L’Afrique a longtemps été considérée comme un continent sans histoire du fait qu’elle ne possède pas une écriture de renommée. Cependant les manuscrits de Tombouctou sont une des preuves vivantes de ce que l’Afrique n’est pas seulement un continent à tradition orale mais un véritable gisement d’écriture. A voir l’importance de ces trésors, les abandonner au pillage et à la dégradation, sera pour l’Afrique et pour le Mali, une bavure impardonnable.

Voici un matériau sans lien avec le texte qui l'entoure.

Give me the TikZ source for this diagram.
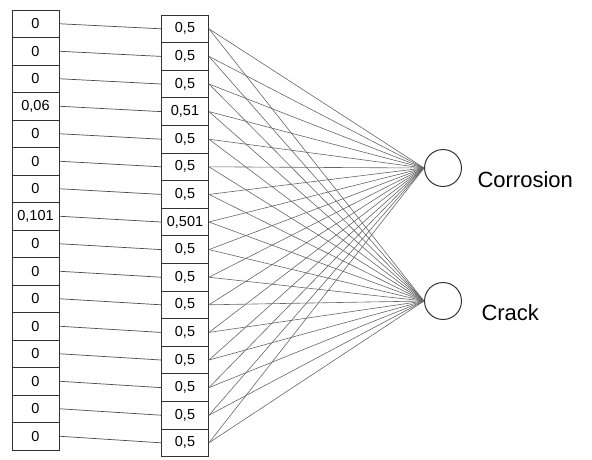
\documentclass[tikz,border=0pt]{standalone}
\usepackage{fontspec}
\setmainfont{Liberation Sans}
\begin{document}
\begin{tikzpicture}[x=1pt,y=-1pt,
  cell/.style={draw=black!80,line width=0.9pt,minimum width=47pt,minimum height=27.5pt,inner sep=0pt,font=\fontsize{14.5}{16}\selectfont},
  rcell/.style={cell,minimum height=27.6pt},
  link/.style={draw=black!70,line width=0.7pt},
  wire/.style={draw=black!60,line width=0.6pt},
  neuron/.style={circle,draw=black!80,line width=1pt,minimum size=37pt,inner sep=0pt},
  lab/.style={font=\fontsize{22}{26}\selectfont,anchor=west}]
\useasboundingbox (0,0) rectangle (592,459);
\foreach \i/\t in {1/0,2/0,3/0,4/{0,06},5/0,6/0,7/0,8/{0,101},9/0,10/0,11/0,12/0,13/0,14/0,15/0,16/0}{
  \node[cell] (L\i) at (35.5,{10+(\i-0.5)*27.5}) {\t};
}
\foreach \i/\t in {1/{0,5},2/{0,5},3/{0,5},4/{0,51},5/{0,5},6/{0,5},7/{0,5},8/{0,501},9/{0,5},10/{0,5},11/{0,5},12/{0,5},13/{0,5},14/{0,5},15/{0,5},16/{0,5}}{
  \node[rcell] (R\i) at (185,{15+(\i-0.5)*27.6}) {\t};
}
\node[neuron] (C1) at (443,168) {};
\node[neuron] (C2) at (443,301) {};
\node[lab] (T1) at (474,180) {Corrosion};
\node[lab] (T2) at (478,313) {Crack};
\foreach \i in {1,...,16}{
  \draw[link] (L\i.east) -- (R\i.west);
  \draw[wire] (R\i.east) -- (C1.west);
  \draw[wire] (R\i.east) -- (C2.west);
}
\end{tikzpicture}
\end{document}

« Les manuscrits sont nos diplômes, nos cartes d’identité, nos témoins à travers le monde entier » déclare Bassam Daghestani dans une grande envolée lyrique. Il est important que ces témoins vivants de la civilisation africaine soient sauvegardés et mis en sécurité. Ces documents sont un ensemble plus anciens connus dans le monde afro-musulman. Ils portent l’emblème des cerveaux intellectuels africains. En effet, ils constituent l’ensemble de copies d’ouvrages plus anciens, de même que des productions locales originales. Pour la plupart, ce sont des documents datant de la période allant du XVIIe au XIXe siècle. Conservés depuis des siècles dans la ville de Tombouctou, ville des 33 saints, ils sont écrits par des savants originaires de l’ancien empire du Mali dans les langues arabes peulh et certains en Haoussa. Ces textes authentiques parlent d’histoire, d’astronomie, de musique, de botanique, de généalogie, d’anatomie… Autant de domaines généralement méprisés, voire considérés comme “impies”.

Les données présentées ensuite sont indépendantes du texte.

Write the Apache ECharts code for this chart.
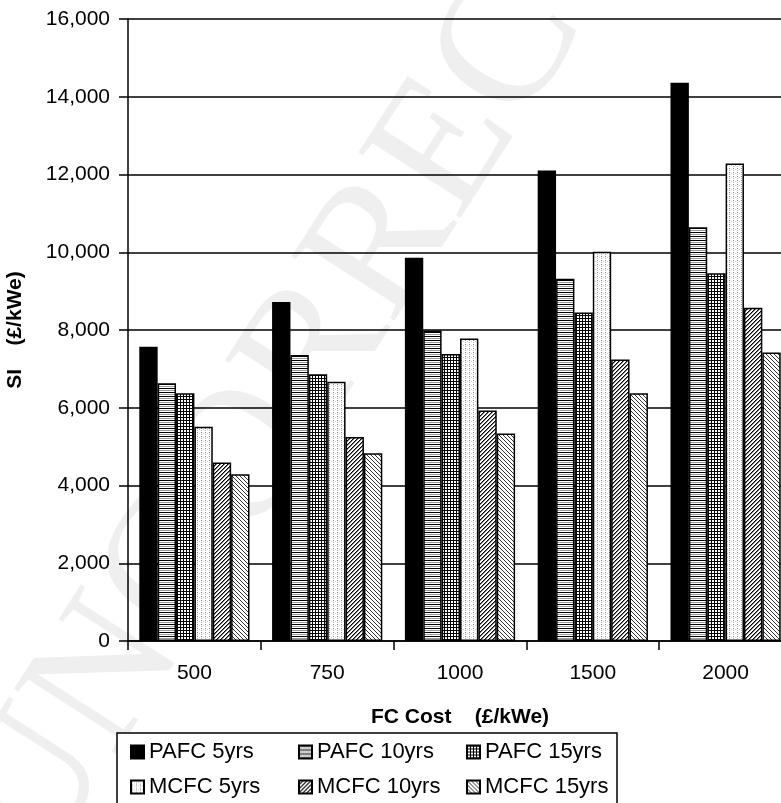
<!DOCTYPE html>
<html>
<head>
<meta charset="utf-8">
<script src="https://cdn.jsdelivr.net/npm/echarts@6/dist/echarts.min.js"></script>
<style>
html,body{margin:0;padding:0;background:#fff;}
#chart{width:781px;height:803px;}
</style>
</head>
<body>
<div id="chart"></div>
<script>
// ---- data ----
const categories = ['500', '750', '1000', '1500', '2000'];
const seriesNames = ['PAFC 5yrs', 'PAFC 10yrs', 'PAFC 15yrs', 'MCFC 5yrs', 'MCFC 10yrs', 'MCFC 15yrs'];
const pafc5  = [7570, 8720, 9860, 12100, 14360];
const pafc10 = [6630, 7360, 7990, 9320, 10640];
const pafc15 = [6370, 6860, 7380, 8450, 9460];
const mcfc5  = [5510, 6670, 7780, 10010, 12280];
const mcfc10 = [4590, 5250, 5930, 7240, 8570];
const mcfc15 = [4290, 4830, 5340, 6370, 7420];
const yTicks = { min: 0, max: 16000, interval: 2000 };
const xAxisTitle = 'FC Cost    (£/kWe)';
const yAxisTitle = 'SI    (£/kWe)';

// ---- patterns ----
function makePattern(type) {
  const c = document.createElement('canvas');
  const ctx = c.getContext('2d');
  function px(x, y, col) { ctx.fillStyle = col; ctx.fillRect(x, y, 1, 1); }
  if (type === 'solid') {
    c.width = 4; c.height = 4; ctx.fillStyle = '#000'; ctx.fillRect(0, 0, 4, 4);
  } else if (type === 'hlines') {
    c.width = 4; c.height = 4; ctx.fillStyle = '#fff'; ctx.fillRect(0, 0, 4, 4);
    ctx.fillStyle = '#000'; ctx.fillRect(0, 0, 4, 1);
    ctx.fillStyle = '#999'; ctx.fillRect(0, 2, 4, 1);
  } else if (type === 'grid') {
    c.width = 3; c.height = 3; ctx.fillStyle = '#fff'; ctx.fillRect(0, 0, 3, 3);
    ctx.fillStyle = '#000'; ctx.fillRect(0, 0, 3, 1); ctx.fillRect(0, 0, 1, 3);
  } else if (type === 'dots') {
    c.width = 4; c.height = 4; ctx.fillStyle = '#fff'; ctx.fillRect(0, 0, 4, 4);
    px(1, 0, '#888'); px(1, 2, '#bbb'); px(3, 1, '#ccc');
  } else if (type === 'fwd') {
    c.width = 4; c.height = 4; ctx.fillStyle = '#fff'; ctx.fillRect(0, 0, 4, 4);
    px(3, 0, '#000'); px(2, 1, '#000'); px(1, 2, '#000'); px(0, 3, '#000');
    px(0, 0, '#777'); px(3, 1, '#777'); px(2, 2, '#777'); px(1, 3, '#777');
  } else if (type === 'back') {
    c.width = 4; c.height = 4; ctx.fillStyle = '#fff'; ctx.fillRect(0, 0, 4, 4);
    px(0, 0, '#333'); px(1, 1, '#333'); px(2, 2, '#333'); px(3, 3, '#333');
  }
  return { image: c, repeat: 'repeat' };
}
const patternTypes = ['solid', 'hlines', 'grid', 'dots', 'fwd', 'back'];
const seriesData = [pafc5, pafc10, pafc15, mcfc5, mcfc10, mcfc15];

const FONT = '"Liberation Sans", Arial, sans-serif';

function legendCfg(extra) {
  return Object.assign({
    left: 117,
    width: 496,
    orient: 'horizontal',
    itemWidth: 13, itemHeight: 13,
    itemGap: 20,
    icon: 'rect',
    selectedMode: false,
    textStyle: { fontFamily: FONT, fontSize: 22, color: '#000', width: 129, lineHeight: 22 }
  }, extra);
}

const chart = echarts.init(document.getElementById('chart'), null, { renderer: 'canvas' });
const option = {
  backgroundColor: '#fff',
  animation: false,
  graphic: [{
    type: 'text',
    silent: true,
    z: -10,
    x: 0, y: 845,
    rotation: 1.0,
    style: {
      text: 'UNCORRECTED PROOF',
      font: '185px "Liberation Serif", "DejaVu Serif", serif',
      fill: '#efefef',
      textVerticalAlign: 'middle',
      textAlign: 'left'
    }
  }],
  grid: { left: 128, top: 19, width: 664, height: 622, containLabel: false, outerBoundsMode: 'none' },
  legend: [
    legendCfg({
      data: seriesNames.slice(0, 3),
      top: 733,
      padding: [8, 3, 50, 13],
      borderColor: '#000', borderWidth: 1.5,
      backgroundColor: '#fff',
      z: 4
    }),
    legendCfg({
      data: seriesNames.slice(3),
      top: 768,
      padding: [8, 3, 10, 13],
      z: 5
    })
  ],
  xAxis: {
    type: 'category',
    data: categories,
    name: xAxisTitle,
    nameLocation: 'middle',
    nameGap: 66,
    nameTextStyle: { fontFamily: FONT, fontSize: 21, fontWeight: 'bold', color: '#000' },
    axisLine: { lineStyle: { color: '#000', width: 1.5 } },
    axisTick: { show: true, length: 9, lineStyle: { color: '#000', width: 1.5 } },
    axisLabel: { fontFamily: FONT, fontSize: 21, color: '#000', margin: 22 },
    splitLine: { show: false }
  },
  yAxis: {
    type: 'value',
    min: yTicks.min, max: yTicks.max, interval: yTicks.interval,
    name: yAxisTitle,
    nameLocation: 'middle',
    nameGap: 102,
    nameRotate: 90,
    nameTextStyle: { fontFamily: FONT, fontSize: 21, fontWeight: 'bold', color: '#000' },
    axisLine: { show: true, lineStyle: { color: '#000', width: 1.5 } },
    axisTick: { show: true, length: 9, lineStyle: { color: '#000', width: 1.5 } },
    axisLabel: {
      fontFamily: FONT, fontSize: 21, color: '#000', margin: 18,
      formatter: v => v.toLocaleString('en-US')
    },
    splitLine: { show: true, lineStyle: { color: '#000', width: 1.5 } }
  },
  series: seriesNames.map((name, i) => ({
    name: name,
    type: 'bar',
    data: seriesData[i],
    barGap: '0%',
    barCategoryGap: '17%',
    itemStyle: { color: makePattern(patternTypes[i]), borderColor: '#000', borderWidth: 1.5 },
    emphasis: { disabled: true }
  }))
};
chart.setOption(option);
</script>
</body>
</html>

L’urgence de la conservation
En avril 2012, pendant que les rebelles Touaregs du Mouvement national pour la libération de l’Azawad alliés au mouvement Ansar Dine et à l’organisation terroriste islamiste Al-Qaïda au Maghreb islamique sévissaient dans la ville savante, les précieux patrimoines ont été clandestinement évacués vers la capitale Bamako. En effet, cette opération a été effective grâce aux volontaires Abdelkader Haidara et Stéphanie Diakité. Ainsi, des milliers de manuscrits ont été sauvés du pillage et de la destruction.

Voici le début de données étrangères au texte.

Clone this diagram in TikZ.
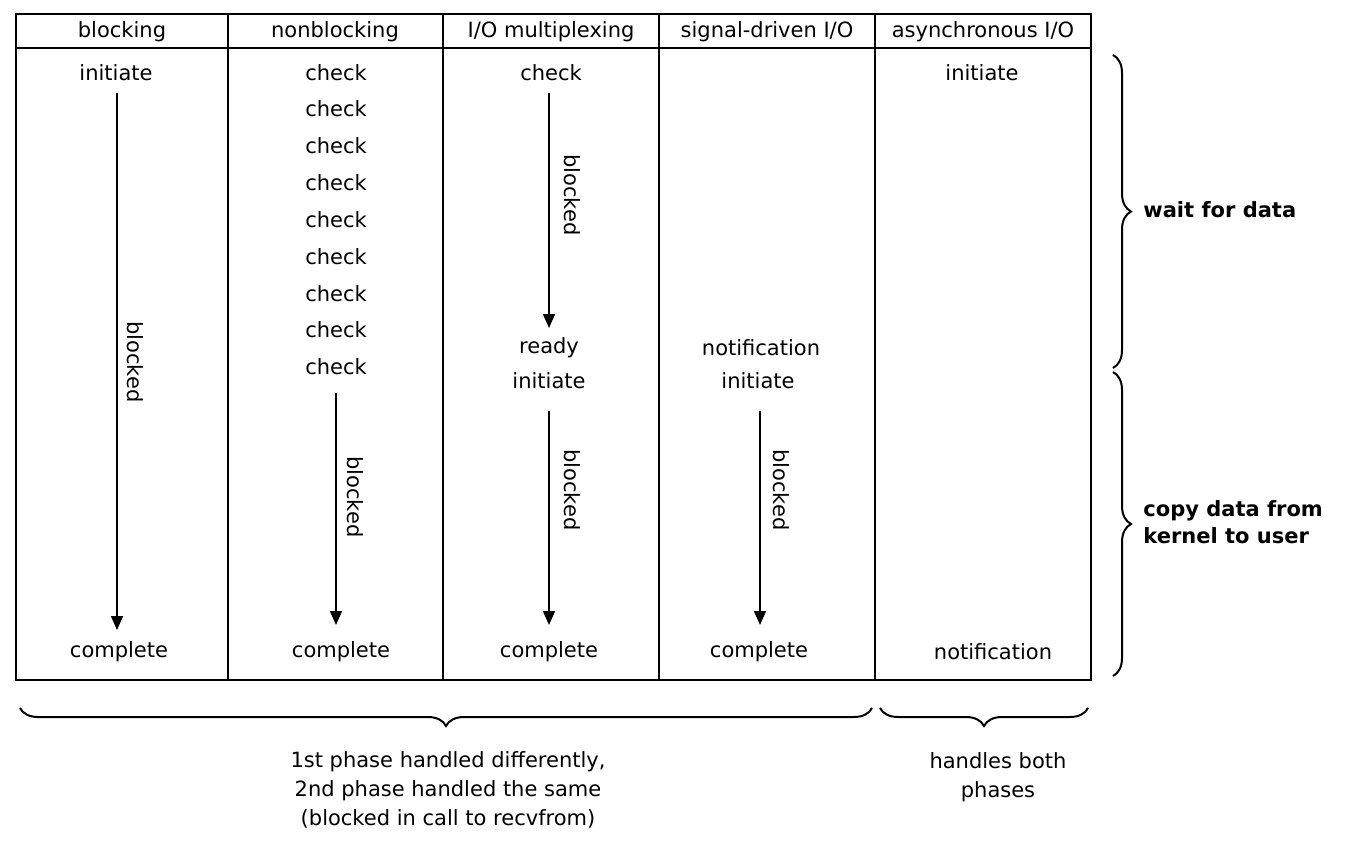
\documentclass[tikz,border=0pt]{standalone}
\usepackage{fontspec}
\setmainfont{DejaVu Sans}
\usetikzlibrary{decorations.pathreplacing,arrows.meta}
\begin{document}
\begin{tikzpicture}[x=0.5pt,y=-0.5pt,
  t/.style={font=\fontsize{10.5}{13.5}\selectfont,inner sep=0pt},
  bl/.style={t,rotate=-90},
  arr/.style={-{Triangle[length=7pt,width=6pt]},line width=0.8pt},
  br/.style={decorate,decoration={brace,amplitude=9pt},line width=1pt},
  lb/.style={t,font=\fontsize{10.5}{13.5}\selectfont\bfseries,align=left,anchor=west}]
\useasboundingbox (0,0) rectangle (1358,846);
\draw[line width=0.8pt] (16,14) rectangle (1091,680);
\draw[line width=0.8pt] (16,48) -- (1091,48);
\foreach \x in {228,443,659,875} \draw[line width=0.8pt] (\x,14) -- (\x,680);
\node[t] (h1) at (122,32) {blocking};
\node[t] (h2) at (335,32) {nonblocking};
\node[t] (h3) at (551,32) {I/O multiplexing};
\node[t] (h4) at (767,32) {signal-driven I/O};
\node[t] (h5) at (983,32) {asynchronous I/O};
% col1
\node[t] (a1) at (116,73) {initiate};
\node[t] (a2) at (119,652) {complete};
\coordinate (a1s) at (117,93); \coordinate (a1e) at (117,630);
\draw[arr] (a1s) -- (a1e);
\node[bl] (ab) at (135,362) {blocked};
% col2
\foreach \y [count=\i] in {73,109,146,183,220,257,294,330,367}
  \node[t] (c\i) at (336,\y) {check};
\coordinate (b1s) at (336,393); \coordinate (b1e) at (336,625);
\draw[arr] (b1s) -- (b1e);
\node[bl] (bb) at (355,497) {blocked};
\node[t] (b2) at (341,652) {complete};
% col3
\node[t] (m1) at (551,73) {check};
\coordinate (m1s) at (549,93); \coordinate (m1e) at (549,328);
\draw[arr] (m1s) -- (m1e);
\node[bl] (mb1) at (572,195) {blocked};
\node[t] (m2) at (549,348) {ready};
\node[t] (m3) at (549,381) {initiate};
\coordinate (m2s) at (549,411); \coordinate (m2e) at (549,625);
\draw[arr] (m2s) -- (m2e);
\node[bl] (mb2) at (572,490) {blocked};
\node[t] (m4) at (549,652) {complete};
% col4
\node[t] (s1) at (761,348) {notification};
\node[t] (s2) at (758,381) {initiate};
\coordinate (s1s) at (760,411); \coordinate (s1e) at (760,625);
\draw[arr] (s1s) -- (s1e);
\node[bl] (sb) at (781,490) {blocked};
\node[t] (s3) at (759,652) {complete};
% col5
\node[t] (y1) at (982,73) {initiate};
\node[t] (y2) at (993,652) {notification};
% braces
\coordinate (r1a) at (1113,55); \coordinate (r1b) at (1113,368);
\coordinate (r2a) at (1113,372); \coordinate (r2b) at (1113,676);
\draw[br] (r1a) -- (r1b);
\draw[br] (r2a) -- (r2b);
\node[lb] (w) at (1143,210) {wait for data};
\node[lb] (k) at (1143,522) {copy data from\\kernel to user};
\coordinate (q1a) at (20,708); \coordinate (q1b) at (872,708);
\coordinate (q2a) at (880,708); \coordinate (q2b) at (1088,708);
\draw[br] (q1b) -- (q1a);
\draw[br] (q2b) -- (q2a);
\node[t,align=center] (p1) at (448,790) {1st phase handled differently,\\[1pt]2nd phase handled the same\\[1pt](blocked in call to recvfrom)};
\node[t,align=center] (p2) at (998,777) {handles both\\[1pt]phases};
\end{tikzpicture}
\end{document}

Le 16 décembre 2021 au mémorial Modibo Keita, un atelier, organisé par le ministère de l’Artisanat, de la Culture, de l’Industrie hôtelière et du Tourisme s’est prononcé sur la question. Il s’agissait spécialement d’examiner judicieusement les documents issus de la réflexion collective sur les questions relatives à la préservation, l’accessibilité, l’exploitation et la valorisation des manuscrits anciens du Mali. Ceci avec le soutien financier de l’Union Européenne, de la coopération Espagnole et de l’Unesco. Au détour de cet atelier, le chef du bureau de l’Unesco à Bamako, Edmond Moukala, a reconnu que les manuscrits maliens font face à beaucoup de difficultés et que l’issue de cet atelier sera bénéfique pour leur conservation et leur gestion.
Numérisation et archivage à Bamako, une solution
Plus de 40.000 manuscrits de la bibliothèque de Tombouctou, séjournent depuis des années à Bamako. La plupart sont déjà numérisés. Les conservateurs ne pensent pas uniquement à la conservation mais aussi à ce que les apprenants de tous les pays découvrent la richesse de la culture africaine. Pour Mohamed Diaghayaté, directeur de l’Institut Ahmed Baba, les acteurs éducatifs et culturels ont tiré beaucoup de leçon du saccage de Tombouctou : « Ça nous a permis de loger tous les manuscrits dans les boîtes pour les conserver et aussi nous en avons tiré une leçon. Il faut avoir une copie numérisée de tous ces manuscrits. Effectivement, tous ceux qui sont à Bamako aujourd’hui sont numérisés même si quelquefois, nous pensons qu’il faut améliorer la qualité de cette numérisation » .
Toutefois, il faut reconnaître que malgré les efforts déjà consentis, il reste beaucoup à faire. L’Afrique a toujours souffert d’inexistence de véritables écrits authentiques. Il serait alors judicieux qu’un combat soit engagé pour la sauvegarde de ces quelques rares écrits, patrimoine de notre continent.